On the other hand, as has been his consistent policy since seizing power in 1998, Musharraf continues to ignore the seriousness of the Taliban-al Qaida threat. The purpose of his recent declaration of martial law and suspension of the Pakistani constitution was not to enable him to better fight the jihadists. It was to break his liberal political opposition whose members demand democracy and an end to his military rule.
And in the midst of this, the Americans find themselves with no leverage over the still irreplaceable Musharraf.
A similar situation exists in Saudi Arabia. There, too, the US squandered the leverage it gained after the September 11 attacks by giving unconditional support to the Saudi royal family. The Saudis immediately understood that the best way to ensure continued American support was to extend their support for terrorism and funding of radical, pro-jihad mosques while raising the price of oil.

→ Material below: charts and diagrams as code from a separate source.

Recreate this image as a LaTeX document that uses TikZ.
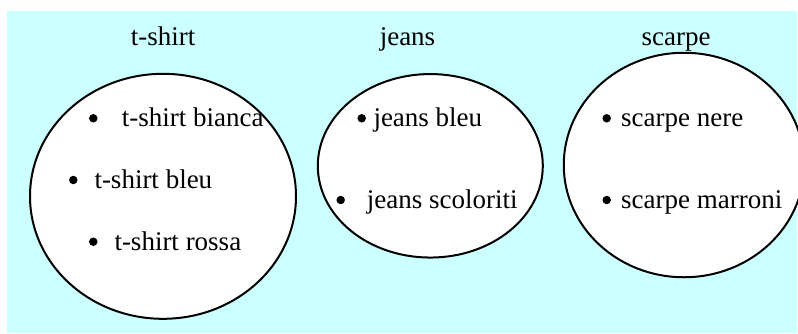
\documentclass[tikz,border=0pt]{standalone}
\usepackage{fontspec}
\setmainfont{Liberation Serif}
\usetikzlibrary{shapes.geometric}
\definecolor{bgcyan}{HTML}{CCFFFF}
\begin{document}
\begin{tikzpicture}[x=1pt,y=-1pt,
  set/.style={ellipse,draw=black,line width=2pt,fill=white,inner sep=0pt},
  ttl/.style={anchor=base,inner sep=0pt,font=\fontsize{27}{32}\selectfont},
  item/.style={anchor=base west,inner sep=0pt,font=\fontsize{27}{32}\selectfont},
  dot/.style={circle,fill=black,inner sep=0pt,minimum size=8.5pt}]
\useasboundingbox (0,0) rectangle (798,333);
\clip (0,0) rectangle (798,333);
\fill[bgcyan] (7,11) rectangle (797,333);
% sets
\node[set,minimum width=266pt,minimum height=245pt] (e1) at (163,196.3) {};
\node[set,minimum width=225pt,minimum height=183.5pt] (e2) at (430.3,165.8) {};
\node[set,minimum width=240.5pt,minimum height=224.5pt] (e3) at (684,165) {};
% titles
\node[ttl] (t1) at (163,45) {t-shirt};
\node[ttl] (t2) at (407.5,45) {jeans};
\node[ttl] (t3) at (676,45) {scarpe};
% t-shirt items
\node[dot] (b11) at (93.3,118.3) {};
\node[item] (i11) at (121.7,126.7) {t-shirt bianca};
\node[dot] (b12) at (73.3,180) {};
\node[item] (i12) at (94.3,188.3) {t-shirt bleu};
\node[dot] (b13) at (93.3,241.7) {};
\node[item] (i13) at (114.3,250) {t-shirt rossa};
% jeans items
\node[dot] (b21) at (361.7,118.3) {};
\node[item] (i21) at (373.3,126.5) {jeans bleu};
\node[dot] (b22) at (340.7,200) {};
\node[item] (i22) at (366.7,208.3) {jeans scoloriti};
% scarpe items
\node[dot] (b31) at (606.7,118.3) {};
\node[item] (i31) at (621,126.5) {scarpe nere};
\node[dot] (b32) at (606.7,200) {};
\node[item] (i32) at (621,208.3) {scarpe marroni};
\end{tikzpicture}
\end{document}
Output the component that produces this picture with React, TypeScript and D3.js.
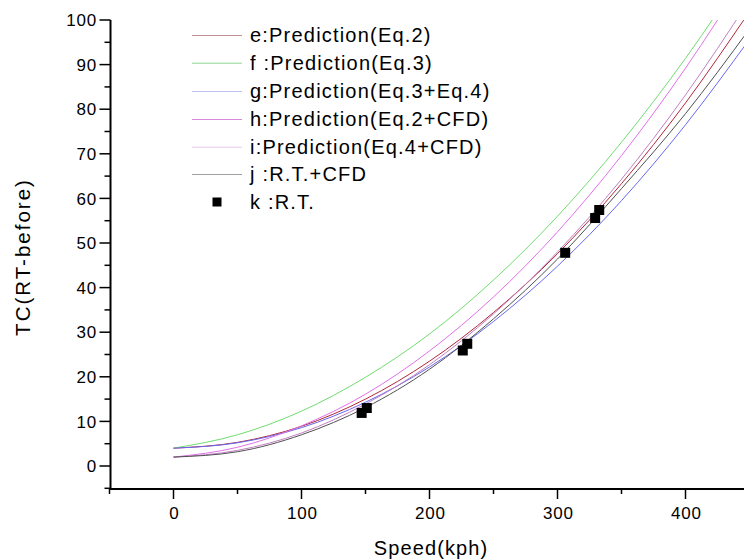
import React from "react";
import * as d3 from "d3";

const speed = [0, 50, 100, 150, 200, 250, 300, 350, 400, 450];
const eVals = [4.0, 5.3, 8.9, 15.0, 23.5, 34.4, 47.6, 63.3, 81.4, 101.9];
const fVals = [4.0, 7.0, 12.3, 19.9, 29.6, 41.7, 56.0, 72.6, 91.4, 112.5];
const gVals = [4.0, 5.2, 8.6, 14.3, 22.2, 32.4, 44.8, 59.5, 76.5, 95.7];
const hVals = [2.0, 4.2, 9.0, 16.1, 25.8, 37.9, 52.5, 69.6, 89.2, 111.2];
const iVals = [2.0, 3.5, 7.4, 13.9, 22.7, 34.1, 48.0, 64.3, 83.2, 104.5];
const jVals = [2.0, 3.2, 7.0, 13.1, 21.7, 33.0, 46.4, 62.2, 79.0, 98.0];

const rtSpeed = [147, 151, 226, 229.5, 306, 329.4, 332.6];
const rtTC = [11.9, 13.0, 25.9, 27.4, 47.8, 55.6, 57.4];

const legendLabels = [
  "e:Prediction(Eq.2)",
  "f :Prediction(Eq.3)",
  "g:Prediction(Eq.3+Eq.4)",
  "h:Prediction(Eq.2+CFD)",
  "i:Prediction(Eq.4+CFD)",
  "j :R.T.+CFD",
  "k :R.T.",
];

const xTicks = [0, 100, 200, 300, 400];
const xMinor = [-50, 50, 150, 250, 350, 450];
const yTicks = [0, 10, 20, 30, 40, 50, 60, 70, 80, 90, 100];
const yMinor = [-5, 5, 15, 25, 35, 45, 55, 65, 75, 85, 95];

const seriesList = [
  { vals: eVals, color: "#b02838", legend: "#c09090" },
  { vals: fVals, color: "#70dc70", legend: "#90d890" },
  { vals: gVals, color: "#6868f0", legend: "#c0c0ec" },
  { vals: hVals, color: "#e070e8", legend: "#d888d8" },
  { vals: iVals, color: "#c080c0", legend: "#e8c8e8" },
  { vals: jVals, color: "#505050", legend: "#a0a0a0" },
];

const FONT = "'Liberation Sans', Arial, sans-serif";

export default function App() {
  const W = 744, H = 560;
  const x = d3.scaleLinear().domain([-50, 450]).range([109.5, 749.5]);
  const y = d3.scaleLinear().domain([-5, 100]).range([488.3, 20]);
  const axisX = 110.5;
  const axisY = 489;

  const line = d3
    .line<[number, number]>()
    .x((d) => x(d[0]))
    .y((d) => y(d[1]))
    .curve(d3.curveMonotoneX);

  const legendY = [35, 62.7, 91, 119, 146.7, 174, 202];

  return (
    <svg width={W} height={H} style={{ position: "absolute", left: 0, top: 0, background: "#fff" }}>
      <defs>
        <clipPath id="plot">
          <rect x={axisX} y={y(100)} width={W} height={axisY - y(100)} />
        </clipPath>
      </defs>
      <rect x={0} y={0} width={W} height={H} fill="#fff" />
      <g clipPath="url(#plot)">
        {seriesList.map((s, i) => (
          <path
            key={i}
            d={line(speed.map((v, k) => [v, s.vals[k]] as [number, number])) || ""}
            fill="none"
            stroke={s.color}
            strokeWidth={1}
          />
        ))}
      </g>
      {rtSpeed.map((v, i) => (
        <rect key={i} x={x(v) - 5} y={y(rtTC[i]) - 5} width={10} height={10} fill="#000" />
      ))}
      {/* axes */}
      <line x1={axisX} x2={axisX} y1={y(100)} y2={axisY + 1} stroke="#000" strokeWidth={2} />
      <line x1={axisX - 1} x2={W} y1={axisY} y2={axisY} stroke="#000" strokeWidth={2} />
      {yTicks.map((t) => (
        <g key={"y" + t}>
          <line x1={axisX - 11} x2={axisX} y1={y(t)} y2={y(t)} stroke="#000" strokeWidth={1.5} />
          <text
            x={97}
            y={y(t)}
            dy="0.36em"
            textAnchor="end"
            fontFamily={FONT}
            fontSize={17}
            letterSpacing={0.8}
            fill="#000"
          >
            {t}
          </text>
        </g>
      ))}
      {yMinor.map((t) => (
        <line key={"ym" + t} x1={axisX - 6} x2={axisX} y1={y(t)} y2={y(t)} stroke="#000" strokeWidth={1.5} />
      ))}
      {xTicks.map((t) => (
        <g key={"x" + t}>
          <line x1={x(t)} x2={x(t)} y1={axisY} y2={axisY + 10} stroke="#000" strokeWidth={1.5} />
          <text
            x={x(t) + 1}
            y={519}
            textAnchor="middle"
            fontFamily={FONT}
            fontSize={17}
            letterSpacing={0.8}
            fill="#000"
          >
            {t}
          </text>
        </g>
      ))}
      {xMinor.map((t) => (
        <line key={"xm" + t} x1={x(t)} x2={x(t)} y1={axisY} y2={axisY + 5} stroke="#000" strokeWidth={1.5} />
      ))}
      <text
        x={431}
        y={555}
        textAnchor="middle"
        fontFamily={FONT}
        fontSize={20}
        letterSpacing={1.1}
        fill="#000"
      >
        Speed(kph)
      </text>
      <text
        transform={`translate(30, 257) rotate(-90)`}
        textAnchor="middle"
        fontFamily={FONT}
        fontSize={20.5}
        letterSpacing={2}
        fill="#000"
      >
        TC(RT-before)
      </text>
      {/* legend */}
      {legendLabels.map((lab, i) => (
        <g key={"l" + i}>
          {i < 6 ? (
            <line x1={192} x2={242} y1={legendY[i] + 0.5} y2={legendY[i] + 0.5} stroke={seriesList[i].legend} strokeWidth={1} />
          ) : (
            <rect x={212.5} y={legendY[i] - 4.5} width={9} height={9} fill="#000" />
          )}
          <text
            x={250}
            y={legendY[i]}
            dy="0.36em"
            fontFamily={FONT}
            fontSize={20}
            letterSpacing={1.2}
            fill="#000"
          >
            {lab}
          </text>
        </g>
      ))}
    </svg>
  );
}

As in Pakistan, the worse the situation became, the more the Americans supported them.
AND THEN of course there are the Palestinians. Here American policy has been a double failure. First of all, it has destroyed American deterrence toward the Arab world.

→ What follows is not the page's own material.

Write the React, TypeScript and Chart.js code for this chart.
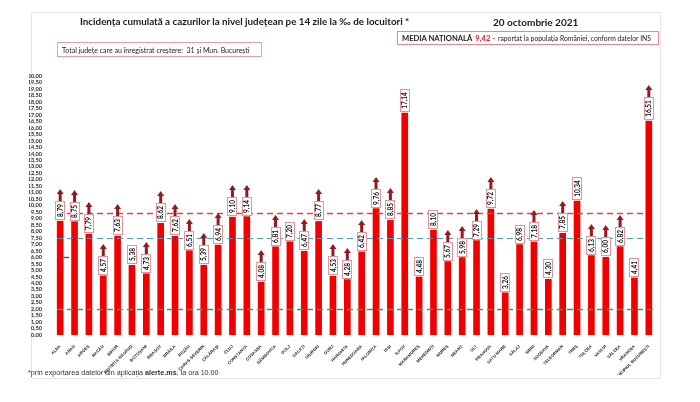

To divert American attention away from their support for jihadist terrorism, the leaders of the Arab world sought to convince the Americans that the only way to end their support for terror and jihad was by resolving the Palestinian conflict with Israel.

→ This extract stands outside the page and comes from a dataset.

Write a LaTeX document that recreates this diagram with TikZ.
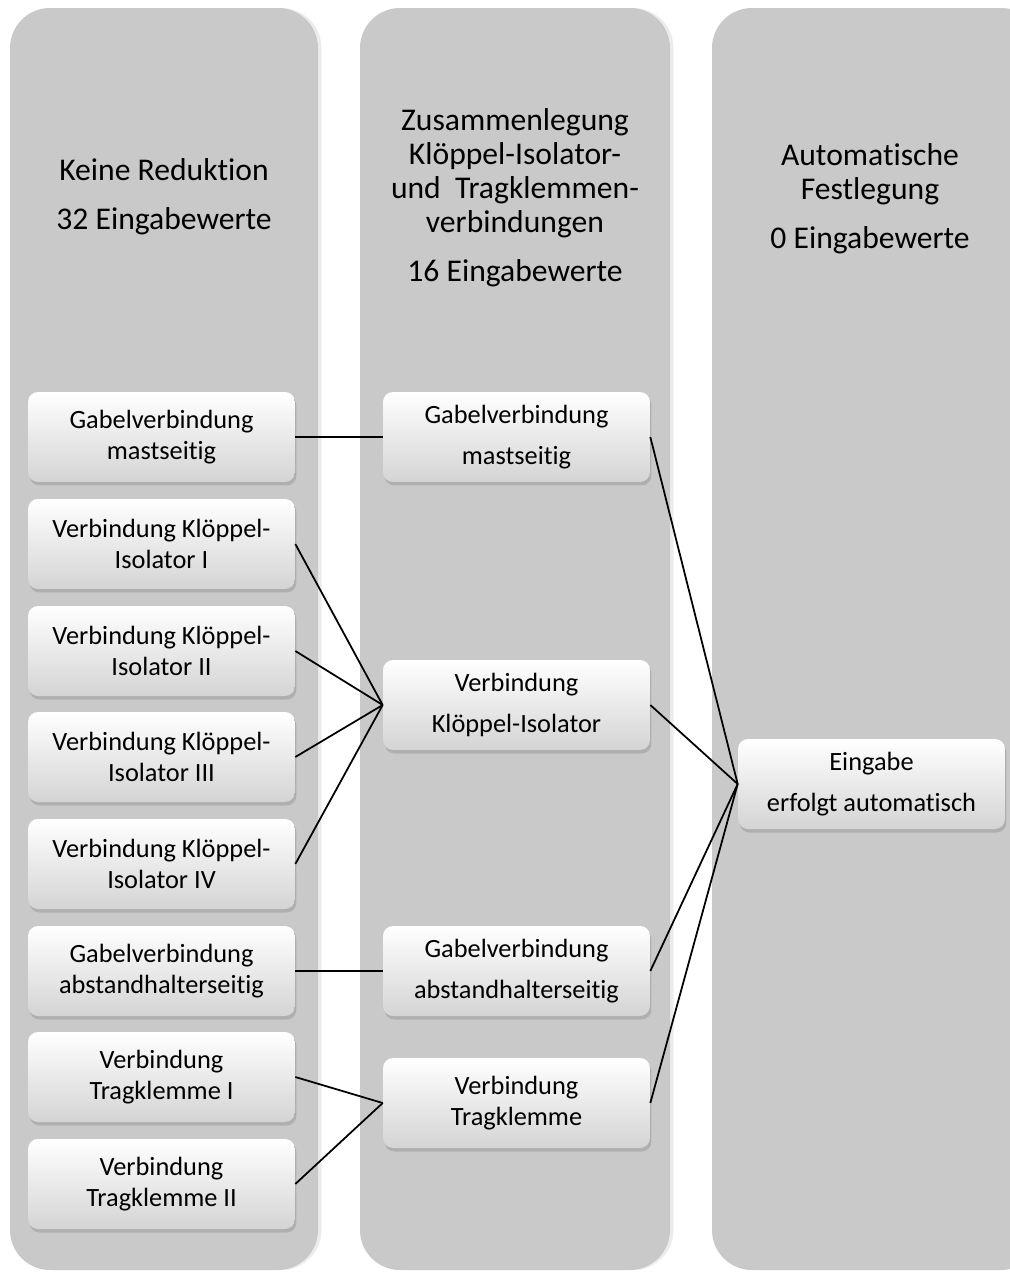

Rather than stop to question the validity of the Arabs' strange assertion, the Americans believed them. Over time, this belief led them to neglect their actual goals - ending the Arab world's support for terror; preventing the proliferation of weapons of mass destruction; and maintaining oil prices at around $30 a barrel - in favor of a secondary and unrelated issue.
Aside from that, it bears noting that it is largely because of the strengthening of jihadist forces in the Arab world that there is no possibility of achieving peace between Israel and the Palestinians. Rather than understand this, the Americans have allowed the Arabs to send them on a wild goose chase that will never end.
The very fact that this week US Secretary of State Condoleezza Rice thought that it was more important to come to Israel for the ninth time this year than to deal with the crisis in Pakistan shows clearly just how deeply the Americans have internalized this Arab fiction.
Then there are the Palestinians themselves. As Bush announced in 2002, the US's main goal regarding the Palestinians is to force them to stop engaging in terror and jihad. All other American policies regarding the Palestinians were supposed to be conditioned on the accomplishment of this goal. Yet as in Pakistan, over time the Americans neglected this goal in favor of an easier one - supporting Mahmoud Abbas and Fatah. To strengthen Abbas and Fatah, the Americans have cast aside their goal of ending Palestinian terror. As a result, today they have no leverage over Abbas. As with Musharraf in Pakistan, strengthening Abbas is the only policy the Americans have toward the Palestinians, and increasingly, toward Israel. And as in Pakistan, the threatening reality on the ground is a consequence of the fact that their policy ignores their actual goals.
Two conclusions can be drawn from contrasting America's victory in Iraq with its failures in so many other theaters. First, the only way to successfully fight your enemies is to actually fight them. And second, basing policies on pretending to deter leaders who are not deterred is a recipe for failure. Until the Americans accept these lessons, Iraq aside, the international environment will grow ever more threatening.